*WRITTEN REQUEST*:
Restate the data below word for word. Skip any images it contains.

— Begin —

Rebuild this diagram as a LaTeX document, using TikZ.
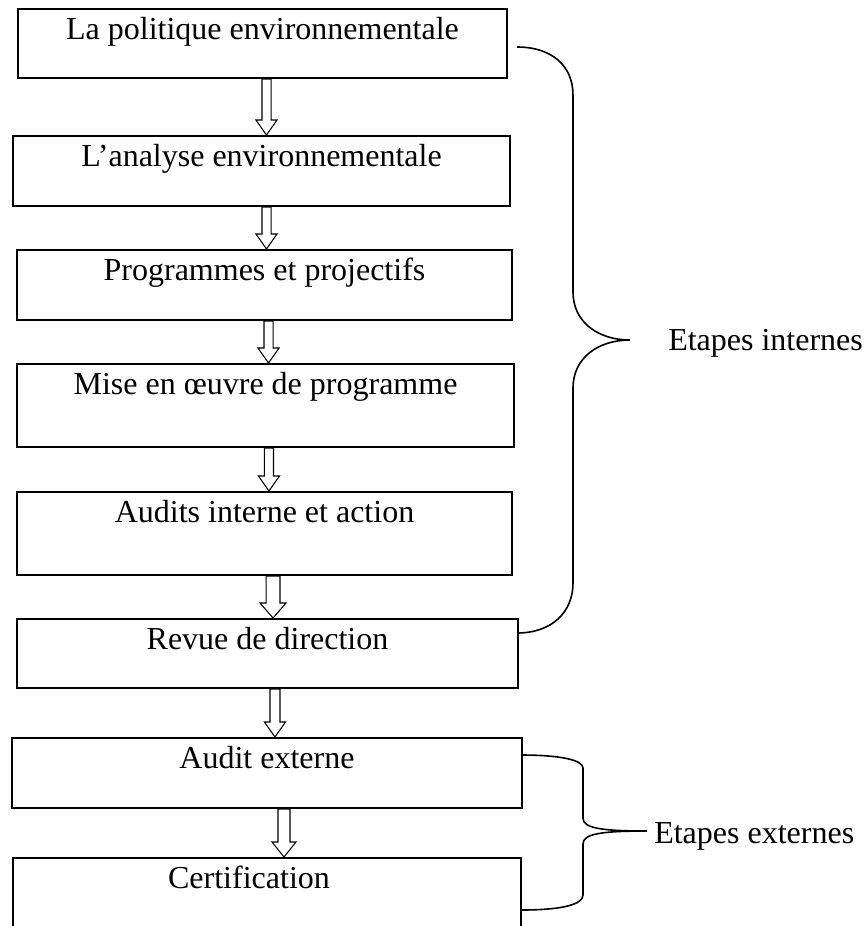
\documentclass[tikz,border=0pt]{standalone}
\usepackage{fontspec}
\setmainfont{Liberation Serif}
\usetikzlibrary{calc,fit}
\begin{document}
\begin{tikzpicture}[x=0.75pt,y=-0.75pt,
  stage/.style={draw, line width=1.5pt, rectangle, inner sep=0pt},
  caption/.style={anchor=base, inner sep=0pt, font=\fontsize{24}{28}\selectfont},
  brace/.style={draw, line width=1.2pt},
  harrow/.style 2 args={draw, line width=0.8pt, to path={
     let \p1=(\tikztostart), \p2=(\tikztotarget) in
     (\x1-#1,\y1) -- (\x1-#1,\y2+11.25pt) -- (\x1-#2,\y2+11.25pt) -- (\x1,\y2)
     -- (\x1+#2,\y2+11.25pt) -- (\x1+#1,\y2+11.25pt) -- (\x1+#1,\y1) -- cycle}},
]
\useasboundingbox (0,0) rectangle (865,926);
\clip (0,0) rectangle (865,926);

% stage boxes
\node[stage, fit={(18,9) (507,78)}]    (b1) {};
\node[stage, fit={(13,136) (510,206)}] (b2) {};
\node[stage, fit={(17,250) (512,320)}] (b3) {};
\node[stage, fit={(17,364) (514,447)}] (b4) {};
\node[stage, fit={(17,492) (512,575)}] (b5) {};
\node[stage, fit={(17,619) (518,688)}] (b6) {};
\node[stage, fit={(12,738) (522,808)}] (b7) {};
\node[stage, fit={(13,858) (521,990)}] (b8) {};

% box titles
\node[caption] (t1) at ($(b1.north)+(0,31)$) {La politique environnementale};
\node[caption] (t2) at ($(b2.north)+(0,31)$) {L’analyse environnementale};
\node[caption] (t3) at ($(b3.north)+(0,31)$) {Programmes et projectifs};
\node[caption] (t4) at ($(b4.north)+(0,31)$) {Mise en œuvre de programme};
\node[caption] (t5) at ($(b5.north)+(0,31)$) {Audits interne et action};
\node[caption] (t6) at ($(b6.north)+(0,31)$) {Revue de direction};
\node[caption] (t7) at ($(b7.north)+(0,31)$) {Audit externe};
\node[caption] (t8) at ($(b8.north)+(-18,31)$) {Certification};

% hollow arrows between stages
\draw[harrow={3.4pt}{7.9pt}] ([xshift=3pt]b1.south) to (b2.north);
\draw[harrow={3.4pt}{7.9pt}] ([xshift=3.75pt]b2.south) to (b3.north);
\draw[harrow={3.4pt}{7.9pt}] ([xshift=3pt]b3.south) to (b4.north);
\draw[harrow={3.4pt}{7.9pt}] ([xshift=2.6pt]b4.south) to (b5.north);
\draw[harrow={5.2pt}{9.75pt}] ([xshift=6.4pt]b5.south) to (b6.north);
\draw[harrow={3.75pt}{7.9pt}] ([xshift=5.6pt]b6.south) to (b7.north);
\draw[harrow={4.5pt}{9pt}] ([xshift=12.75pt]b7.south) to (b8.north);

% brace for the internal stages
\coordinate (i1) at (517,47);
\coordinate (i2) at (517,633);
\node[caption, anchor=base west] (li) at (668,350) {Etapes internes};
\draw[brace] (i1) .. controls (552,47) and (573,66) .. (573,95) -- (573,292)
  .. controls (573,322) and (598,340) .. (630,340)
  .. controls (598,340) and (573,358) .. (573,388) -- (573,583)
  .. controls (573,612) and (552,633) .. (i2);

% brace for the external stages
\coordinate (e1) at (521,755);
\coordinate (e2) at (521,910);
\node[caption, anchor=base west] (le) at (654,843) {Etapes externes};
\draw[brace] (e1) .. controls (560,755) and (583,760) .. (583,768) -- (583,818)
  .. controls (583,828) and (600,831) .. (647,831)
  .. controls (600,831) and (583,834) .. (583,844) -- (583,895)
  .. controls (583,905) and (560,910) .. (e2);
\end{tikzpicture}
\end{document}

— End —

*THE SOLUTION*:
Rebuild this diagram as a LaTeX document, using TikZ.
\documentclass[tikz,border=0pt]{standalone}
\usepackage{fontspec}
\setmainfont{Liberation Serif}
\usetikzlibrary{calc,fit}
\begin{document}
\begin{tikzpicture}[x=0.75pt,y=-0.75pt,
  stage/.style={draw, line width=1.5pt, rectangle, inner sep=0pt},
  caption/.style={anchor=base, inner sep=0pt, font=\fontsize{24}{28}\selectfont},
  brace/.style={draw, line width=1.2pt},
  harrow/.style 2 args={draw, line width=0.8pt, to path={
     let \p1=(\tikztostart), \p2=(\tikztotarget) in
     (\x1-#1,\y1) -- (\x1-#1,\y2+11.25pt) -- (\x1-#2,\y2+11.25pt) -- (\x1,\y2)
     -- (\x1+#2,\y2+11.25pt) -- (\x1+#1,\y2+11.25pt) -- (\x1+#1,\y1) -- cycle}},
]
\useasboundingbox (0,0) rectangle (865,926);
\clip (0,0) rectangle (865,926);

% stage boxes
\node[stage, fit={(18,9) (507,78)}]    (b1) {};
\node[stage, fit={(13,136) (510,206)}] (b2) {};
\node[stage, fit={(17,250) (512,320)}] (b3) {};
\node[stage, fit={(17,364) (514,447)}] (b4) {};
\node[stage, fit={(17,492) (512,575)}] (b5) {};
\node[stage, fit={(17,619) (518,688)}] (b6) {};
\node[stage, fit={(12,738) (522,808)}] (b7) {};
\node[stage, fit={(13,858) (521,990)}] (b8) {};

% box titles
\node[caption] (t1) at ($(b1.north)+(0,31)$) {La politique environnementale};
\node[caption] (t2) at ($(b2.north)+(0,31)$) {L’analyse environnementale};
\node[caption] (t3) at ($(b3.north)+(0,31)$) {Programmes et projectifs};
\node[caption] (t4) at ($(b4.north)+(0,31)$) {Mise en œuvre de programme};
\node[caption] (t5) at ($(b5.north)+(0,31)$) {Audits interne et action};
\node[caption] (t6) at ($(b6.north)+(0,31)$) {Revue de direction};
\node[caption] (t7) at ($(b7.north)+(0,31)$) {Audit externe};
\node[caption] (t8) at ($(b8.north)+(-18,31)$) {Certification};

% hollow arrows between stages
\draw[harrow={3.4pt}{7.9pt}] ([xshift=3pt]b1.south) to (b2.north);
\draw[harrow={3.4pt}{7.9pt}] ([xshift=3.75pt]b2.south) to (b3.north);
\draw[harrow={3.4pt}{7.9pt}] ([xshift=3pt]b3.south) to (b4.north);
\draw[harrow={3.4pt}{7.9pt}] ([xshift=2.6pt]b4.south) to (b5.north);
\draw[harrow={5.2pt}{9.75pt}] ([xshift=6.4pt]b5.south) to (b6.north);
\draw[harrow={3.75pt}{7.9pt}] ([xshift=5.6pt]b6.south) to (b7.north);
\draw[harrow={4.5pt}{9pt}] ([xshift=12.75pt]b7.south) to (b8.north);

% brace for the internal stages
\coordinate (i1) at (517,47);
\coordinate (i2) at (517,633);
\node[caption, anchor=base west] (li) at (668,350) {Etapes internes};
\draw[brace] (i1) .. controls (552,47) and (573,66) .. (573,95) -- (573,292)
  .. controls (573,322) and (598,340) .. (630,340)
  .. controls (598,340) and (573,358) .. (573,388) -- (573,583)
  .. controls (573,612) and (552,633) .. (i2);

% brace for the external stages
\coordinate (e1) at (521,755);
\coordinate (e2) at (521,910);
\node[caption, anchor=base west] (le) at (654,843) {Etapes externes};
\draw[brace] (e1) .. controls (560,755) and (583,760) .. (583,768) -- (583,818)
  .. controls (583,828) and (600,831) .. (647,831)
  .. controls (600,831) and (583,834) .. (583,844) -- (583,895)
  .. controls (583,905) and (560,910) .. (e2);
\end{tikzpicture}
\end{document}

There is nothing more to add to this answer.